Legislation guaranteeing NHS patients will receive treatment within 12 weeks has been branded “worthless”, after new figures showed the target was missed in more than two out of five cases in parts of Scotland.
As health secretary, Nicola Sturgeon introduced the Treatment Time Guarantee – but as the latest health service waiting statistics were published, Liberal Democrats said the law was now being broken 200 times a day.
Official figures for the last three months of 2018 showed that across Scotland fewer than three quarters (72.7%) of those waiting for either inpatient or day case treatment had this within 12 weeks – down from 80% in October to December 2017.
In some areas more than two fifths of patients failed to receive treatment within the guaranteed time.
NHS Highland treated 54.7% of patients within 12 weeks, while NHS Lanarkshire and NHS Grampian treated 57.2% and 57.5% respectively.
A total of 18,701 patients waited more than 12 weeks for their procedure in October to December, the figures showed.
Liberal Democrat health spokesman Alex Cole-Hamilton hit out: “This shows how shallow the SNP Government’s promises are on the NHS.
“Nicola Sturgeon went as far as putting this treatment guarantee into law, but her own Government is now breaking that law 200 times a day. It is utterly worthless.”
He added: “The SNP Government’s solution is to stop breaching its own law by 2021 – a full decade after it was passed.
“It’s hard to believe they will even manage that given performance is getting worse and worse. Scottish Liberal Democrats demand better.”

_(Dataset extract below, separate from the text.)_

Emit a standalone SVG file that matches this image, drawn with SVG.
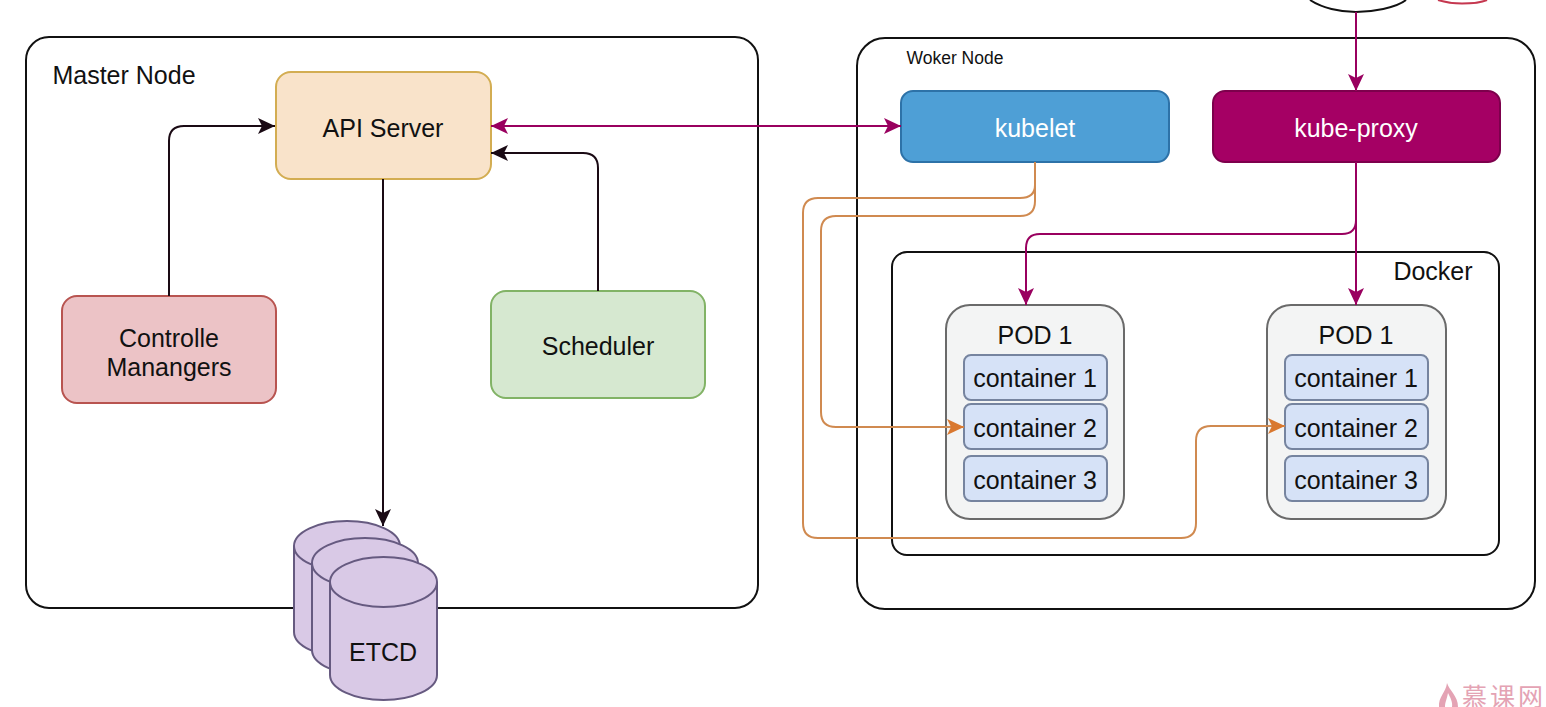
<svg xmlns="http://www.w3.org/2000/svg" width="1546" height="707" viewBox="0 0 1546 707">
<defs>
<marker id="ak" markerUnits="userSpaceOnUse" markerWidth="18" markerHeight="18" refX="17" refY="9" orient="auto"><path d="M0 1L17 9L0 17L4 9Z" fill="#1a0a14"/></marker>
<marker id="am" markerUnits="userSpaceOnUse" markerWidth="18" markerHeight="18" refX="17" refY="9" orient="auto"><path d="M0 1L17 9L0 17L4 9Z" fill="#99005f"/></marker>
<marker id="ams" markerUnits="userSpaceOnUse" markerWidth="18" markerHeight="18" refX="1" refY="9" orient="auto"><path d="M18 1L1 9L18 17L14 9Z" fill="#99005f"/></marker>
<marker id="ao" markerUnits="userSpaceOnUse" markerWidth="18" markerHeight="18" refX="17" refY="9" orient="auto"><path d="M0 1L17 9L0 17L4 9Z" fill="#d9782f"/></marker>
</defs>
<style>
text{font-family:"Liberation Sans",Arial,sans-serif;fill:#111;text-anchor:middle}
.t{font-size:25px}
.f{fill:none;stroke:#111;stroke-width:2}
.k{fill:none;stroke:#1a0a14;stroke-width:2}
.m{fill:none;stroke:#99005f;stroke-width:2}
.o{fill:none;stroke:#d08a50;stroke-width:2}
.pod{fill:#f3f4f4;stroke:#6a6a6a;stroke-width:2}
.c{fill:#d6e2f7;stroke:#76849f;stroke-width:2}
.db{fill:#d9c9e6;stroke:#665a80;stroke-width:2}
</style>
<rect width="1546" height="707" fill="#fff"/>
<g id="top-shapes">
<path d="M1310 0C1322 8 1340 12 1356 12C1372 12 1396 8 1406 0" class="f"/>
<path d="M1438 0C1448 3 1456 3.500 1462 3.500C1470 3.500 1480 3 1487 0" fill="none" stroke="#c5374f" stroke-width="2"/>
</g>
<g id="master-node"><rect x="26" y="37" width="732" height="571" rx="23" class="f"/><text x="124" y="84" class="t">Master Node</text></g>
<g id="worker-node"><rect x="857" y="38" width="678" height="571" rx="28" class="f"/><text x="955" y="64" font-size="17.500">Woker Node</text></g>
<g id="docker"><rect x="892" y="252" width="607" height="303" rx="15" class="f"/><text x="1433" y="280" class="t">Docker</text></g>
<g id="etcd">
<path class="db" d="M294 546A53 25 0 0 1 400 546V632A53 25 0 0 1 294 632Z"/>
<path class="db" d="M294 546A53 25 0 0 0 400 546" fill="none"/>
<path class="db" d="M312 563A53 25 0 0 1 418 563V650A53 25 0 0 1 312 650Z"/>
<path class="db" d="M312 563A53 25 0 0 0 418 563" fill="none"/>
<path class="db" d="M330 582A53.500 25 0 0 1 437 582V675A53.500 25 0 0 1 330 675Z"/>
<path d="M330 582A53.500 25 0 0 0 437 582" fill="none" stroke="#665a80" stroke-width="2"/>
<text x="383" y="661" class="t">ETCD</text>
</g>
<g id="api-server"><rect x="276" y="72" width="215" height="107" rx="15" fill="#f9e3ca" stroke="#d3ad52" stroke-width="2"/><text x="383" y="137" class="t">API Server</text></g>
<g id="controller"><rect x="62" y="296" width="214" height="107" rx="15" fill="#ecc3c6" stroke="#b85450" stroke-width="2"/><text x="169" y="347" class="t">Controlle</text><text x="169" y="376" class="t">Manangers</text></g>
<g id="scheduler"><rect x="491" y="291" width="214" height="107" rx="15" fill="#d6e8d0" stroke="#82b366" stroke-width="2"/><text x="598" y="355" class="t">Scheduler</text></g>
<g id="kubelet"><rect x="901" y="91" width="268" height="71" rx="12" fill="#4e9fd6" stroke="#2d72a8" stroke-width="2"/><text x="1035" y="137" class="t" style="fill:#fff">kubelet</text></g>
<g id="kube-proxy"><rect x="1213" y="91" width="287" height="71" rx="12" fill="#a50064" stroke="#7d004c" stroke-width="2"/><text x="1356" y="137" class="t" style="fill:#fff">kube-proxy</text></g>
<g id="pod-1"><rect x="946" y="305" width="178" height="214" rx="24" class="pod"/><text x="1035" y="344" class="t">POD 1</text>
<rect x="964" y="355" width="143" height="45" rx="7" class="c"/><text x="1035" y="387" class="t">container 1</text>
<rect x="964" y="404" width="143" height="45" rx="7" class="c"/><text x="1035" y="437" class="t">container 2</text>
<rect x="964" y="456" width="143" height="45" rx="7" class="c"/><text x="1035" y="489" class="t">container 3</text></g>
<g id="pod-2"><rect x="1267" y="305" width="179" height="214" rx="24" class="pod"/><text x="1356" y="344" class="t">POD 1</text>
<rect x="1285" y="355" width="143" height="45" rx="7" class="c"/><text x="1356" y="387" class="t">container 1</text>
<rect x="1285" y="404" width="143" height="45" rx="7" class="c"/><text x="1356" y="437" class="t">container 2</text>
<rect x="1285" y="456" width="143" height="45" rx="7" class="c"/><text x="1356" y="489" class="t">container 3</text></g>
<g id="connectors">
<path class="k" d="M169 296V141Q169 126 184 126H275" marker-end="url(#ak)"/>
<path class="k" d="M598 291V168Q598 153 583 153H491" marker-end="url(#ak)"/>
<path class="k" d="M383 179V526" marker-end="url(#ak)"/>
<path class="m" d="M491 126H901" marker-start="url(#ams)" marker-end="url(#am)"/>
<path class="m" d="M1356 12V91" marker-end="url(#am)"/>
<path class="m" d="M1356 162V305" marker-end="url(#am)"/>
<path class="m" d="M1356 220Q1356 234 1342 234H1040Q1026 234 1026 248V305" marker-end="url(#am)"/>
<path class="o" d="M1035 162V185Q1035 198 1020 198H818Q803 198 803 213V523Q803 538 818 538H1181Q1196 538 1196 523V441Q1196 426 1211 426H1285" marker-end="url(#ao)"/>
<path class="o" d="M1035 162V201Q1035 216 1020 216H836Q821 216 821 231V412Q821 427 836 427H964" marker-end="url(#ao)"/>
</g>
<g id="watermark">
<path d="M1447 683C1449 690 1458 696 1458 707H1452C1453 702 1450 697 1448 693C1447 699 1445 702 1445 707H1439C1438 697 1446 692 1447 683Z" fill="#e4a3b4"/>
<text x="1504" y="706" font-size="25" style="fill:#e4a3b4;font-family:'Noto Sans CJK SC',sans-serif;letter-spacing:3px">慕课网</text>
</g>
</svg>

Meanwhile, Labour health spokeswoman Monica Lennon said the Treatment Time Guarantee was broken more than 71,000 times in 2018.
She said: “The reason for this is down to an SNP Government in Edinburgh not giving our NHS staff the support they need and deserve.
“Every time this law is broken, it leaves a patient in pain or distress as they wait to get the treatment they need – but the Health Secretary’s grand plan is to keep on breaking this law until 2021.”
The Scottish Government has put in place a waiting times action plan, but under that it could be 2021 before some targets are met.
Meanwhile separate figures from the NHS showed the ambition to have 90% of patients begin treatment within 18 weeks of being referred was only met for 79.5% of people in December.
In addition to this, at the end of 2018 there were 83,515 people waiting for key diagnostic tests.
While the target is that patients shoud wait no more than six weeks for this, it was achieved for 78.1% of people – down from 79.3% in December 2017.
Gordon Matheson, Cancer Research UK’s public affairs manager in Scotland, said the figures showed the NHS was “under continued strain with too many patients still waiting too long for tests, some of which could detect cancer”.
He added: “With a welcome focus on screening and early detection of cancer, there’s an urgent need to comprehensively address workforce shortages.
“Much needed investment in this area is beginning to emerge and it’s vital we see a strong emphasis on making sure we have enough staff to meet increasing patient need, and that existing staff are being used to their best potential.”
Health Secretary Jeane Freeman said: “I am clear that current waiting time performance is not good enough and that is why we are continuing to implement our new £850 million Waiting Times Improvement Plan.
“Last week I was at the Golden Jubilee National Hospital to announce the first tranche of funding – almost £27 million nationally – to increase workforce, purchase new equipment and create additional clinics at weekends.”
She added: “As outlined in the Waiting Times Improvement Plan, we will start to see a reduction in long waits once capacity has increased across the service.
“This is ongoing at the moment, and our aim is that, by spring 2021, performance for outpatients waiting less than 12 weeks will be improved to 95%, and for inpatients and day cases under the Treatment Time Guarantee it will be 100%.”
Ms Freeman stressed: “There is currently a concerted effort across Scotland to reduce a backlog of long waits for patients, and once these cases have been addressed I expect to see overall performance improve.”